The vlogger revealed that she receives e-mails everyday from cosmetic companies asking her to review their products, which she finds overwhelming.
“I try to set up my own rules to have only one sponsored video out of three, but the requests are piling up.”
Acknowledging the potential of the market, conglomerates like CJ E&M and start-ups began to set up businesses in the field in the form of MCN companies,
MCN companies can be described as management agencies for vloggers, providing aid with administrative issues such as tax and copyright matters in return for sharing a certain portion of profit with vloggers.
For budding vloggers, they also give a helping hand with renting out expensive camera equipment and recording studios.
However, while it is a natural phenomenon for companies to show interest in a fledgling industry, there are concerns if an environment for generating unique videos can be maintained.
There was an incident last year involving backlash against a vlogger for demanding a large sum of money from a low-priced cosmetic brand in return for speaking positively about its products in a video.
It was revealed later that it was the MCN company supporting the vlogger that made these substantial demands.
Also, there is concern that a big influx of capital into the industry could harm the distinctive, at times quirky and odd, essence of video content out there, which generated popularity in the first place.
“The participation of companies may limit the diversification of the format and subject matter of their content,” says Do Joon-ho, a professor of Media Studies at Sookmyung Women’s University.
What prompted the rise of vloggers was their oddball ideas realized using a minimal budget, which enabled them to offer something new to viewers who were used to generic TV programs.
However, if a more systematic and high-budget approach is applied to the platform, the charm may fade away.
One example can be found in a TV program called “Pretty Avengers” currently airing on a CJ E&M’s OnStyle channel, that features two of Korea’s top beauty YouTubers.

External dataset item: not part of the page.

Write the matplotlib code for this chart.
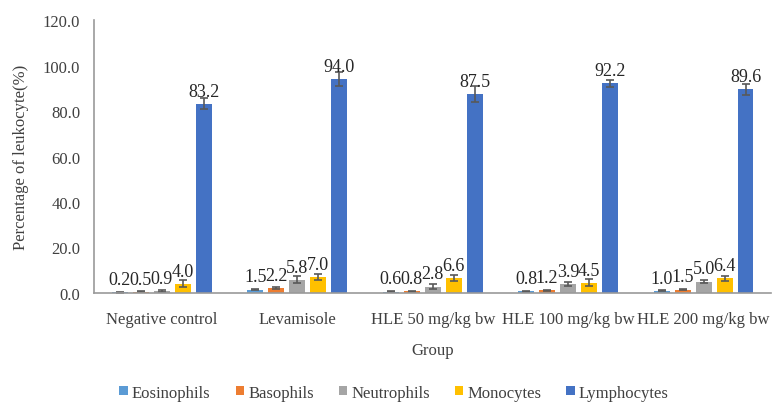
import numpy as np
import matplotlib.pyplot as plt

plt.rcParams['font.family'] = ['Liberation Serif', 'DejaVu Serif']

groups = ["Negative control", "Levamisole", "HLE 50 mg/kg bw",
          "HLE 100 mg/kg bw", "HLE 200 mg/kg bw"]
cells = ["Eosinophils", "Basophils", "Neutrophils", "Monocytes", "Lymphocytes"]

eosinophils = [0.2, 1.5, 0.6, 0.8, 1.0]
basophils = [0.5, 2.2, 0.8, 1.2, 1.5]
neutrophils = [0.9, 5.8, 2.8, 3.9, 5.0]
monocytes = [4.0, 7.0, 6.6, 4.5, 6.4]
lymphocytes = [83.2, 94.0, 87.5, 92.2, 89.6]

# standard errors
eos_err = [0.1, 0.3, 0.2, 0.2, 0.3]
baso_err = [0.2, 0.4, 0.2, 0.3, 0.3]
neut_err = [0.4, 1.5, 1.0, 0.8, 0.8]
mono_err = [1.5, 1.5, 1.2, 1.5, 1.2]
lymph_err = [2.5, 3.0, 3.5, 1.5, 2.5]

values = [eosinophils, basophils, neutrophils, monocytes, lymphocytes]
errors = [eos_err, baso_err, neut_err, mono_err, lymph_err]
colors = ["#5B9BD5", "#ED7D31", "#A5A5A5", "#FFC000", "#4472C4"]

fig = plt.figure(figsize=(7.72, 4.06), dpi=100)
ax = fig.add_axes([0.122, 0.276, 0.877, 0.672])

x = np.arange(len(groups))
step = 0.155
width = 0.118
for i, (name, vals, errs, col) in enumerate(zip(cells, values, errors, colors)):
    pos = x + (i - 2) * step
    ax.bar(pos, vals, width, color=col, label=name,
           yerr=errs, capsize=3,
           error_kw=dict(ecolor="#595959", elinewidth=1.2, capthick=1.2))
    for px, v in zip(pos, vals):
        ax.annotate(f"{v:.1f}", (px, v), xytext=(0, 3), textcoords="offset points",
                    ha="center", va="bottom", fontsize=13, color="#262626")

ax.set_xlim(-0.5, len(groups) - 0.5)
ax.set_ylim(0, 120)
ax.set_yticks(np.arange(0, 121, 20))
ax.set_yticklabels([f"{t:.1f}" for t in np.arange(0, 121, 20)])
ax.set_xticks(x)
ax.set_xticklabels(groups)
ax.tick_params(axis="both", length=0, labelsize=12, colors="#404040")
ax.tick_params(axis="x", pad=13)
ax.tick_params(axis="y", pad=10)

for s in ["top", "right"]:
    ax.spines[s].set_visible(False)
for s in ["left", "bottom"]:
    ax.spines[s].set_color("#9A9A9A")
    ax.spines[s].set_linewidth(1.2)

ax.set_xlabel("Group", fontsize=12, color="#404040", labelpad=11)
ax.set_ylabel("Percentage of leukocyte(%)", fontsize=12, color="#404040", labelpad=10)

ax.legend(loc="center", bbox_to_anchor=(0.443, -0.365), ncol=5, frameon=False,
          fontsize=12, handlelength=0.5, handleheight=0.5, handletextpad=0.25,
          columnspacing=1.5, labelcolor="#404040")

fig.savefig("out.png", dpi=100)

But with a similar format for TV programs that viewers have seen before, the show is struggling to attract viewers.
Despite the challenges it may be facing, the budding industry still holds great potential because its still in an early stage of development.
Industry insiders say that if a stabilized revenue model is generated from the video advertisements, vloggers and related businesses should both be able to benefit from the market, without affecting content.
“The young generation consumes content in a completely different way, and online video content has taken over that niche market,” Professor Do says. “Since it is possible to find out information about viewers based on who consumes a certain channel or vlogger online, it will be much easier to match the right advertiser to that specific group of viewers. If a stable revenue model is set up in this way, vloggers will be able to focus more on coming up with their own content.”
Also, being able to provide online content to an overseas market as well is another strong point of one-person media.
While one view approximately translates as one won ($ 0.0008) of profit in Korea, if a video is viewed in the United States, the profit jumps anything between five and 10 won, meaning overseas market could be another vital income source for vloggers.
At the moment, many vloggers say that unless you are at the top, it is hard to earn a living only on money made from YouTube views, which is why they cannot be free from all the advertisement videos.
“At the moment, our focus is on expanding the one-person media market, so vloggers can earn a living solely off YouTube,” said Jung Yun-sun from CJ E&M.
“We are already providing our vloggers’ content to Youku, China’s biggest video platform, and we will further continue to take care of the systematic stuff so the vloggers can focus on their content making,” she added.